Recent innovations in high-performance computing enable risk calculations to run hundreds of times faster.
Anyone working in financial risk, whether at a bank, asset management firm, insurance company or other financial institution, knows risk calculations are complex as well as time- and resource-intensive. They involve computationally expensive instrument valuations across many scenarios requiring massive amounts of expensive compute resources.
This fundamental challenge of complex and time-intensive risk calculations leads to many common problems faced by risk management professionals as they try to manage risk, satisfy regulators, and help the firm make timely, risk-aware decisions.

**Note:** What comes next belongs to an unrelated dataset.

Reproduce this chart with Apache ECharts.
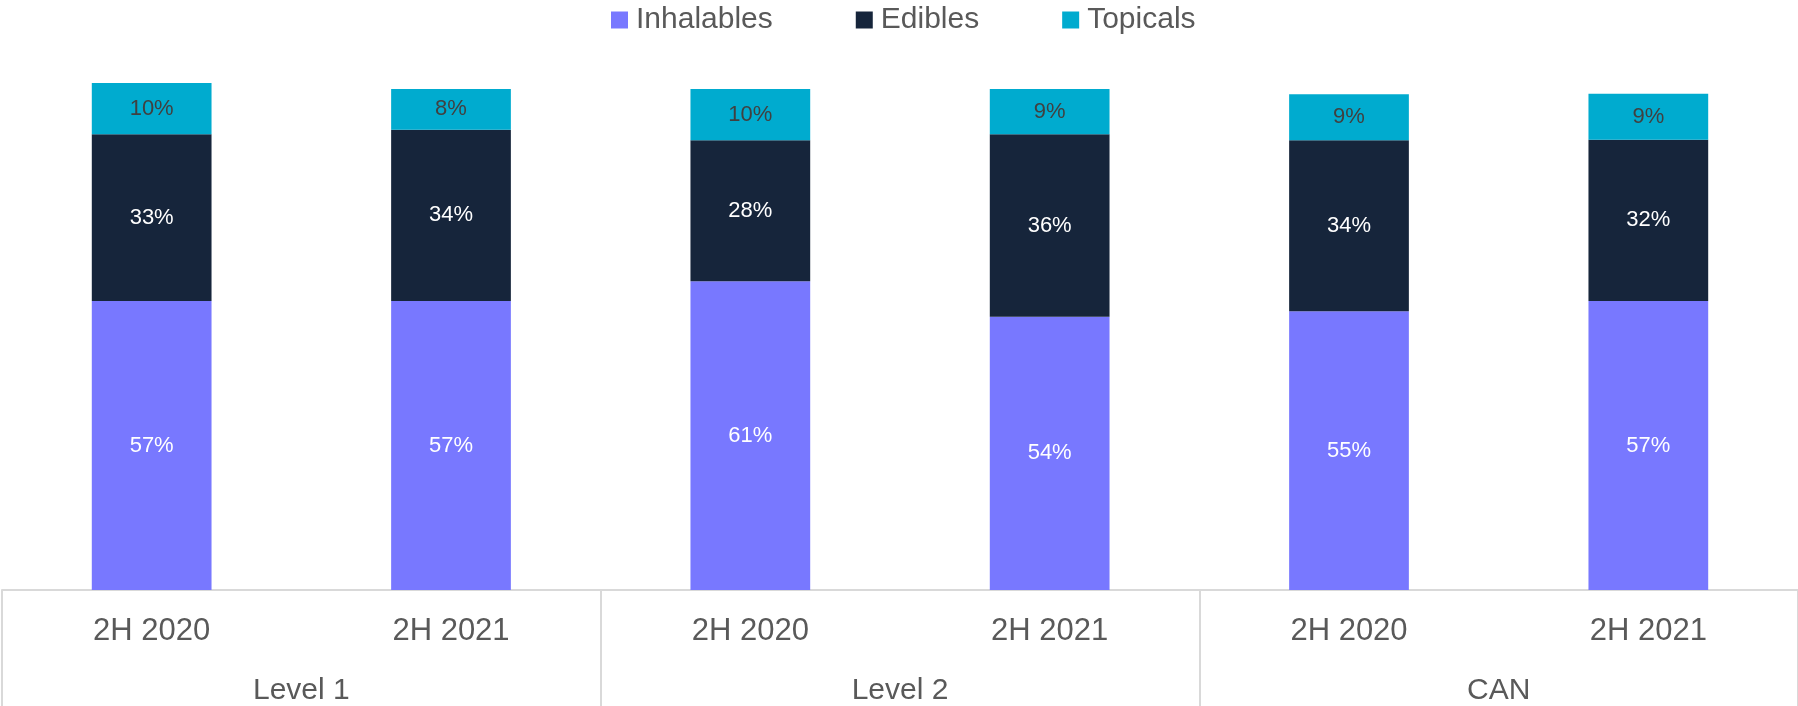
<!DOCTYPE html>
<html>
<head>
<meta charset="utf-8">
<script src="https://cdn.jsdelivr.net/npm/echarts@6/dist/echarts.min.js"></script>
<style>
html,body{margin:0;padding:0;background:#fff;}
#chart{width:1798px;height:706px;}
</style>
</head>
<body>
<div id="chart"></div>
<script>
const periods = ['2H 2020', '2H 2021', '2H 2020', '2H 2021', '2H 2020', '2H 2021'];
const groups = ['Level 1', 'Level 2', 'CAN'];
const inhalables = [57.0, 57.0, 60.9, 53.9, 55.0, 57.0];
const edibles = [32.9, 33.8, 27.8, 36.0, 33.7, 31.8];
const topicals = [10.1, 8.0, 10.1, 8.9, 9.1, 9.1];

const FONT = '"Liberation Sans", Arial, sans-serif';
const fmt = p => Math.round(p.value) + '%';

function makeSeries(name, data, color, labelColor) {
  return {
    name: name,
    type: 'bar',
    stack: 'total',
    data: data,
    barWidth: '40%',
    itemStyle: { color: color },
    label: {
      show: true,
      position: 'inside',
      formatter: fmt,
      color: labelColor,
      fontFamily: FONT,
      fontSize: 22
    },
    emphasis: { disabled: true }
  };
}

const chart = echarts.init(document.getElementById('chart'), null, { renderer: 'canvas' });
chart.setOption({
  animation: false,
  backgroundColor: '#ffffff',
  legend: {
    top: 0,
    left: 606,
    itemWidth: 17,
    itemHeight: 17,
    itemGap: 83,
    icon: 'rect',
    textStyle: { fontFamily: FONT, fontSize: 30, color: '#595959', padding: [0, 0, 0, 3] },
    data: ['Inhalables', 'Edibles', 'Topicals']
  },
  grid: { left: 2, width: 1800, top: 83, bottom: 116, containLabel: false },
  xAxis: [
    {
      type: 'category',
      data: periods,
      position: 'bottom',
      axisLine: { show: true, lineStyle: { color: '#D9D9D9', width: 2 } },
      axisTick: { show: false },
      axisLabel: { fontFamily: FONT, fontSize: 31, color: '#595959', margin: 26, interval: 0 }
    },
    {
      type: 'category',
      data: groups,
      position: 'bottom',
      axisLine: { show: false },
      axisTick: { show: true, length: 118, lineStyle: { color: '#D9D9D9', width: 2 } },
      axisLabel: { fontFamily: FONT, fontSize: 30, color: '#595959', margin: 86, interval: 0 }
    }
  ],
  yAxis: {
    type: 'value',
    min: 0,
    max: 100,
    show: false,
    splitLine: { show: false }
  },
  series: [
    makeSeries('Inhalables', inhalables, '#7878FF', '#ffffff'),
    makeSeries('Edibles', edibles, '#16253B', '#ffffff'),
    makeSeries('Topicals', topicals, '#00ABCF', '#404040')
  ]
});
</script>
</body>
</html>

A significant issue is a constant trade-off between speed and accuracy. Even if there’s a need to use more scenarios or additional analysis runs, this is not always feasible. The unwieldy batch times of risk calculations can lead to many inefficient processes—traders without access to the most up-to-date information, or downstream systems and reports delayed or left incomplete while waiting for risk figures. Perhaps even more importantly in today’s volatile and fast-moving financial environment, long, intensive calculations result in a severe lack of business agility. Ultimately, this lack of agility negatively impacts the ability to proactively (and profitably) manage risk.
The challenge is particularly acute in counterparty credit risk management, where there are typically complex calculations over large numbers of scenarios and time steps. Another major challenge is X-Value Adjustment (XVA) desks and counterparty credit risk teams need to calculate in hundreds of timely XVA sensitivities to hedge properly and respond to sudden market moves.

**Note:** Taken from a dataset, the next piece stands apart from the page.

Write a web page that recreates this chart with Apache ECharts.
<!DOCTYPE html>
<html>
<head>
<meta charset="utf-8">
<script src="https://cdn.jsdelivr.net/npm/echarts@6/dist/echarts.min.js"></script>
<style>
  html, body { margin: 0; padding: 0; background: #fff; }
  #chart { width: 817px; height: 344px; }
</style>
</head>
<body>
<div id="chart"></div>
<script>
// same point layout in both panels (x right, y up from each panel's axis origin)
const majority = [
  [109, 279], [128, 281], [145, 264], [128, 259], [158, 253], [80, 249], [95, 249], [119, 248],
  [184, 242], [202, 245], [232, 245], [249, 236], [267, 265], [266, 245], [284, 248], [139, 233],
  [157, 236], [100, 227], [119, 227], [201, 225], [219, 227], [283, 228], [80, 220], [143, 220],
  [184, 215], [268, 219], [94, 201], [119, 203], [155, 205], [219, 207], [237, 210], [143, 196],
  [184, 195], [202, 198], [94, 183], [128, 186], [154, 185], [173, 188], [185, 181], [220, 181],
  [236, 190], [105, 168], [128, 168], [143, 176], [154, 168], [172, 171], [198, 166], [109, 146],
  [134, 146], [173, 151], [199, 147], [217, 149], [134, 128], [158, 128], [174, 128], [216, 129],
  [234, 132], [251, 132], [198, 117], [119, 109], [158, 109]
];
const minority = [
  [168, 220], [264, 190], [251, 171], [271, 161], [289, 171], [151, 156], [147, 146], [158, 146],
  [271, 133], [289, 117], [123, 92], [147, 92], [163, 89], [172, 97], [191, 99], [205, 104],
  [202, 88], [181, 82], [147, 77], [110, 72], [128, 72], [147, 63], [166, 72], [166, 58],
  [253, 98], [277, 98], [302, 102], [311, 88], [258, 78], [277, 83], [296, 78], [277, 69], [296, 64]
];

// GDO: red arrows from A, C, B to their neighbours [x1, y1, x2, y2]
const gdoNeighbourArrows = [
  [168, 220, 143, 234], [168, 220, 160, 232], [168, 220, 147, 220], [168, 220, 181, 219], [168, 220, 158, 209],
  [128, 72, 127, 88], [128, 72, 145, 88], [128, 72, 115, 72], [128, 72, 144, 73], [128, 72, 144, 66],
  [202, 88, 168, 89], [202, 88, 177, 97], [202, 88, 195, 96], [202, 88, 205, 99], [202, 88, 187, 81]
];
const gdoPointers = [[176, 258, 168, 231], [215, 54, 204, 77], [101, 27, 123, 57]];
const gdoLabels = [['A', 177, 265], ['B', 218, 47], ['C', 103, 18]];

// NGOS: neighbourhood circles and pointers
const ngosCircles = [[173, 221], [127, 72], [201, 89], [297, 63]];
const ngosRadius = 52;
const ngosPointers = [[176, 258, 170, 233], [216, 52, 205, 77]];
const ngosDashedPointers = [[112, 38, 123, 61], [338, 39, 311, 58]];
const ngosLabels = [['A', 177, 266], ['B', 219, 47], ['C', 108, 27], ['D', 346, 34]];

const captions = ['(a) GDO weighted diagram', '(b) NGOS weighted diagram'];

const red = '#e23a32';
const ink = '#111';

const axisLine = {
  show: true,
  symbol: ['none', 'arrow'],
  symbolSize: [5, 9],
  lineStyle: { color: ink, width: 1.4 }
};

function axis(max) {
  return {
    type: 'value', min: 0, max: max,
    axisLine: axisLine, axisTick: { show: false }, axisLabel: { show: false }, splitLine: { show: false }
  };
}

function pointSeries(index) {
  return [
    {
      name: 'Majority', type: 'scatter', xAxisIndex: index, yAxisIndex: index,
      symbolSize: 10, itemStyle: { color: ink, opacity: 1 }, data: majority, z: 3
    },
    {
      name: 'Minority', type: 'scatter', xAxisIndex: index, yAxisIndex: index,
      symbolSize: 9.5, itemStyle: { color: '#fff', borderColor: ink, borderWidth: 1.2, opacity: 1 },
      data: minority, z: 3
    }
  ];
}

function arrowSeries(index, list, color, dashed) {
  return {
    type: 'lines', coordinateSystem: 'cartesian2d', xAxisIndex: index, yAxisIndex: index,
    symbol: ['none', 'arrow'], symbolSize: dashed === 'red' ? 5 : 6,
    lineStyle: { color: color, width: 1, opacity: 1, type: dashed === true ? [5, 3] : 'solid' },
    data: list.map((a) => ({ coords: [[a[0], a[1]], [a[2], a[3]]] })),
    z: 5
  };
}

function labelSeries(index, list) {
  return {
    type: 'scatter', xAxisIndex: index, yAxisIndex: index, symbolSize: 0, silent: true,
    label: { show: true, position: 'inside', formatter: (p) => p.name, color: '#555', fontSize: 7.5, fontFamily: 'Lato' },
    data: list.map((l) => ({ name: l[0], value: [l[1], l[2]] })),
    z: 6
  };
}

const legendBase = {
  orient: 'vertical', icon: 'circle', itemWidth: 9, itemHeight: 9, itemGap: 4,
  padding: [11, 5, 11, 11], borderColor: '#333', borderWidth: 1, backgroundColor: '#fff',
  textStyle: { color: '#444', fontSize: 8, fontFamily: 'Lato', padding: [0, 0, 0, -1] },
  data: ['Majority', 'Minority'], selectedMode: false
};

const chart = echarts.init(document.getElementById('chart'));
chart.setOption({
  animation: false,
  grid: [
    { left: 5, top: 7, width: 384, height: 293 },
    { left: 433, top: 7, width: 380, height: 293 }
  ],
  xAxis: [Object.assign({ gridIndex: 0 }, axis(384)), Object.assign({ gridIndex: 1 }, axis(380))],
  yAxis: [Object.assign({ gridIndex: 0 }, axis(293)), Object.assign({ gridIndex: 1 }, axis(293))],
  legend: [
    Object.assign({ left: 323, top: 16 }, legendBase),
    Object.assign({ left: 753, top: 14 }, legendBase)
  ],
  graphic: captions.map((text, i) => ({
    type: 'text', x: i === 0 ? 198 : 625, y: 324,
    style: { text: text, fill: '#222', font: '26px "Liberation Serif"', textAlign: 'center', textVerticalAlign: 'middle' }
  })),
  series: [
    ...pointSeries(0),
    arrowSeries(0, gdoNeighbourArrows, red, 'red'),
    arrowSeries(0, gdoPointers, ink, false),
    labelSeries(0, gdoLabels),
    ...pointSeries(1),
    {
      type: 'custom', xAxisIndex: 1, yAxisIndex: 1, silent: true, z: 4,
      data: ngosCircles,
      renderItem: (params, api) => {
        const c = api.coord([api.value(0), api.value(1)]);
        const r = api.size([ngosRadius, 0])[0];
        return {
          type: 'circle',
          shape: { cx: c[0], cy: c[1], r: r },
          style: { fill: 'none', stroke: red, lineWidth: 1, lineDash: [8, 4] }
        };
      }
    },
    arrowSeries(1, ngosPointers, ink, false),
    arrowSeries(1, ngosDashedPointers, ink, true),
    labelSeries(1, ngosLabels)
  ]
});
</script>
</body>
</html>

SS&C Algorithmics has launched a revolutionary high-performance risk simulation engine that has been proven to run risk calculations hundreds of times faster than current processes.

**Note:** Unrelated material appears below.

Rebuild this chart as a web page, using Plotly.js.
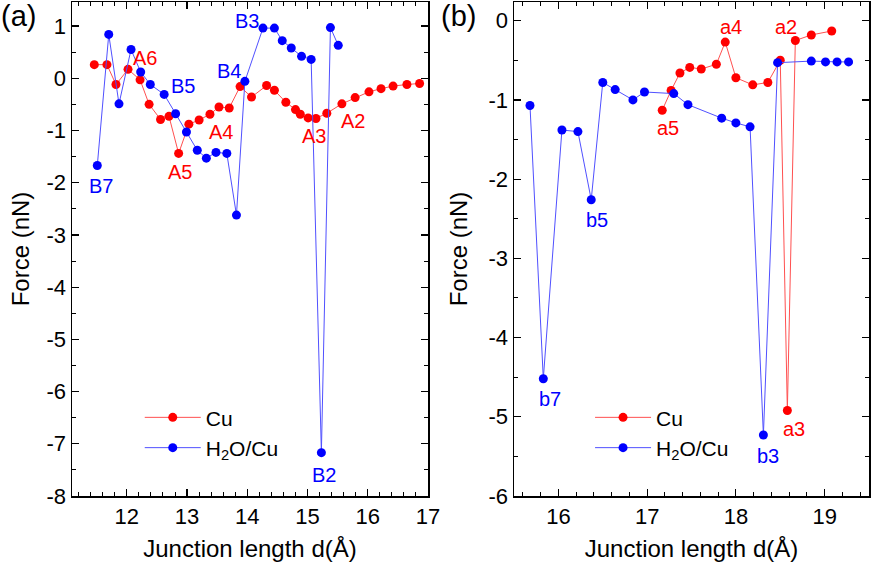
<!DOCTYPE html>
<html>
<head>
<meta charset="utf-8">
<script src="https://cdn.plot.ly/plotly-3.0.1.min.js"></script>
<style>
  html, body { margin: 0; padding: 0; background: #fff; }
  #chart { width: 872px; height: 578px; }
</style>
</head>
<body>
<div id="chart"></div>
<script>
// panel (a): Cu
let cuA_x = [11.46, 11.67, 11.82, 12.02, 12.22, 12.37, 12.56, 12.70, 12.86, 13.03, 13.20, 13.38, 13.53, 13.70,
    13.88, 14.07, 14.32, 14.45, 14.64, 14.80, 14.88, 15.01, 15.14, 15.32, 15.57, 15.79, 16.02, 16.22, 16.42, 16.65, 16.86];
let cuA_y = [0.26, 0.26, -0.12, 0.17, -0.03, -0.50, -0.79, -0.73, -1.44, -0.88, -0.80, -0.69, -0.55, -0.57,
    -0.16, -0.36, -0.14, -0.23, -0.46, -0.60, -0.69, -0.76, -0.77, -0.67, -0.49, -0.37, -0.26, -0.20, -0.15, -0.12, -0.10];
// panel (a): H2O/Cu
let waterA_x = [11.51, 11.70, 11.87, 12.07, 12.23, 12.39, 12.62, 12.81, 12.99, 13.17, 13.32, 13.48, 13.66, 13.82,
    13.96, 14.26, 14.45, 14.58, 14.73, 14.90, 15.06, 15.23, 15.38, 15.51];
let waterA_y = [-1.67, 0.84, -0.49, 0.55, 0.12, -0.12, -0.31, -0.68, -1.03, -1.38, -1.53, -1.42, -1.44, -2.62,
    -0.06, 0.96, 0.96, 0.72, 0.58, 0.42, 0.36, -7.17, 0.97, 0.63];

// panel (b): Cu
let cuB_x = [17.17, 17.27, 17.37, 17.48, 17.61, 17.78, 17.88, 18.00, 18.19, 18.36, 18.50, 18.58, 18.67, 18.85, 19.08];
let cuB_y = [-1.13, -0.88, -0.66, -0.59, -0.61, -0.55, -0.27, -0.72, -0.81, -0.78, -0.50, -4.92, -0.25, -0.18, -0.13];
// panel (b): H2O/Cu
let waterB_x = [15.68, 15.83, 16.04, 16.22, 16.37, 16.50, 16.64, 16.84, 16.97, 17.30, 17.46, 17.84, 18.00, 18.16,
    18.31, 18.47, 18.85, 19.01, 19.14, 19.27];
let waterB_y = [-1.07, -4.52, -1.38, -1.40, -2.26, -0.78, -0.87, -1.00, -0.90, -0.92, -1.06, -1.23, -1.29, -1.34,
    -5.23, -0.53, -0.51, -0.52, -0.52, -0.52];

// tick labels (plain hyphen minus as in the figure)
let yTicksA = [1, 0, -1, -2, -3, -4, -5, -6, -7, -8];
let yTicksB = [0, -1, -2, -3, -4, -5, -6];
let xTicksA = [12, 13, 14, 15, 16, 17];
let xTicksB = [16, 17, 18, 19];

// state labels
let labelsA_text = ['A6', 'B5', 'A4', 'A5', 'B7', 'B4', 'B3', 'A3', 'A2', 'B2'];
let labelsA_x = [12.31, 12.94, 13.56, 12.89, 11.57, 13.69, 13.99, 15.11, 15.75, 15.27];
let labelsA_y = [0.38, -0.15, -1.02, -1.79, -2.06, 0.13, 1.10, -1.10, -0.81, -7.60];
let labelsA_color = ['red', 'blue', 'red', 'red', 'blue', 'blue', 'blue', 'red', 'red', 'blue'];

let labelsB_text = ['a5', 'b5', 'a4', 'a2', 'b7', 'a3', 'b3'];
let labelsB_x = [17.23, 16.43, 17.95, 18.57, 15.90, 18.65, 18.36];
let labelsB_y = [-1.35, -2.51, -0.08, -0.08, -4.78, -5.16, -5.50];
let labelsB_color = ['red', 'blue', 'red', 'red', 'blue', 'red', 'blue'];

let font = 'Arial, "Liberation Sans", sans-serif';
let red = '#ff0000';
let blue = '#0000ff';

function series(x, y, name, color, lineColor, xa, ya, legend) {
    return {
        x: x, y: y, name: name, mode: 'lines+markers',
        xaxis: xa, yaxis: ya, legend: legend,
        line: {color: lineColor, width: 1},
        marker: {color: color, size: 9}
    };
}

let traces = [
    series(cuA_x, cuA_y, 'Cu', red, '#ff5050', 'x', 'y', 'legend'),
    series(waterA_x, waterA_y, 'H<sub>2</sub>O/Cu', blue, '#5050ff', 'x', 'y', 'legend'),
    series(cuB_x, cuB_y, 'Cu', red, '#ff5050', 'x2', 'y2', 'legend2'),
    series(waterB_x, waterB_y, 'H<sub>2</sub>O/Cu', blue, '#5050ff', 'x2', 'y2', 'legend2')
];

function xAxis(range, domain, ticks) {
    return {
        domain: domain, range: range, tickmode: 'array', tickvals: ticks,
        ticktext: ticks.map(String),
        ticks: 'inside', ticklen: 7, tickwidth: 1.2, tickcolor: '#000',
        minor: {dtick: 0.2, tick0: 0, ticks: 'inside', ticklen: 4, tickwidth: 1, tickcolor: '#000'},
        showline: true, linecolor: '#000', linewidth: 1.5, mirror: 'allticks',
        showgrid: false, zeroline: false,
        tickfont: {size: 22, color: '#000'},
        title: {text: 'Junction length d(Å)', font: {size: 24, color: '#000'}, standoff: 12}
    };
}

function yAxis(range, anchor, ticks, standoff) {
    return {
        range: range, anchor: anchor, tickmode: 'array', tickvals: ticks,
        ticktext: ticks.map(String),
        ticks: 'inside', ticklen: 7, tickwidth: 1.2, tickcolor: '#000',
        minor: {dtick: 0.5, tick0: 0, ticks: 'inside', ticklen: 4, tickwidth: 1, tickcolor: '#000'},
        showline: true, linecolor: '#000', linewidth: 1.5, mirror: 'allticks',
        showgrid: false, zeroline: false,
        tickfont: {size: 22, color: '#000'},
        title: {text: 'Force (nN)', font: {size: 24, color: '#000'}, standoff: standoff}
    };
}

let annotations = [];
labelsA_text.forEach(function (t, i) {
    annotations.push({x: labelsA_x[i], y: labelsA_y[i], xref: 'x', yref: 'y', text: t, showarrow: false,
        font: {size: 20, color: labelsA_color[i]}});
});
labelsB_text.forEach(function (t, i) {
    annotations.push({x: labelsB_x[i], y: labelsB_y[i], xref: 'x2', yref: 'y2', text: t, showarrow: false,
        font: {size: 20, color: labelsB_color[i]}});
});
annotations.push({x: -0.092, y: 1.008, xref: 'paper', yref: 'paper', xanchor: 'left', yanchor: 'top',
    text: '(a)', showarrow: false, font: {size: 29, color: '#000'}});
annotations.push({x: 0.46, y: 1.008, xref: 'paper', yref: 'paper', xanchor: 'left', yanchor: 'top',
    text: '(b)', showarrow: false, font: {size: 29, color: '#000'}});

let legendStyle = {
    bgcolor: 'rgba(0,0,0,0)', borderwidth: 0,
    font: {size: 21, color: '#000'}, tracegroupgap: 0,
    xanchor: 'left', yanchor: 'top', itemwidth: 56
};

let layout = {
    width: 872, height: 578,
    margin: {l: 72, r: 3, t: 2, b: 82},
    paper_bgcolor: '#fff', plot_bgcolor: '#fff',
    font: {family: font, color: '#000'},
    xaxis: xAxis([11.09, 17], [0, 0.4467], xTicksA),
    yaxis: yAxis([-8, 1.46], 'x', yTicksA, 10),
    xaxis2: xAxis([15.5, 19.5], [0.5546, 1], xTicksB),
    yaxis2: yAxis([-6, 0.236], 'x2', yTicksB, 14),
    legend: Object.assign({x: 0.085, y: 0.2}, legendStyle),
    legend2: Object.assign({x: 0.65, y: 0.2}, legendStyle),
    annotations: annotations,
    showlegend: true
};

Plotly.newPlot('chart', traces, layout, {staticPlot: true});
</script>
</body>
</html>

The SS&C Algorithmics HiPER Risk Engine™ enables firms to transform financial risk management. Accelerated performance and efficiency enable risk departments to adapt quickly to new requirements, redeploy resources to value-added activities, drive operational efficiencies and respond in near real-time to market and business pressures.
The current release includes two key modules:
HiPER for XVA Sensitivities provides sophisticated and incredibly fast calculation of hundreds of XVA sensitivities. Banks can quickly recalculate in times of market stress to have up-to-date sensitivities for effective risk management and hedging.
HiPER for Counterparty Credit Risk gives highly accelerated simulations of common financial instruments, allowing firms to slash batch times or hardware, run intraday batches in near real-time, or massively increase accuracy with additional scenarios and analysis runs.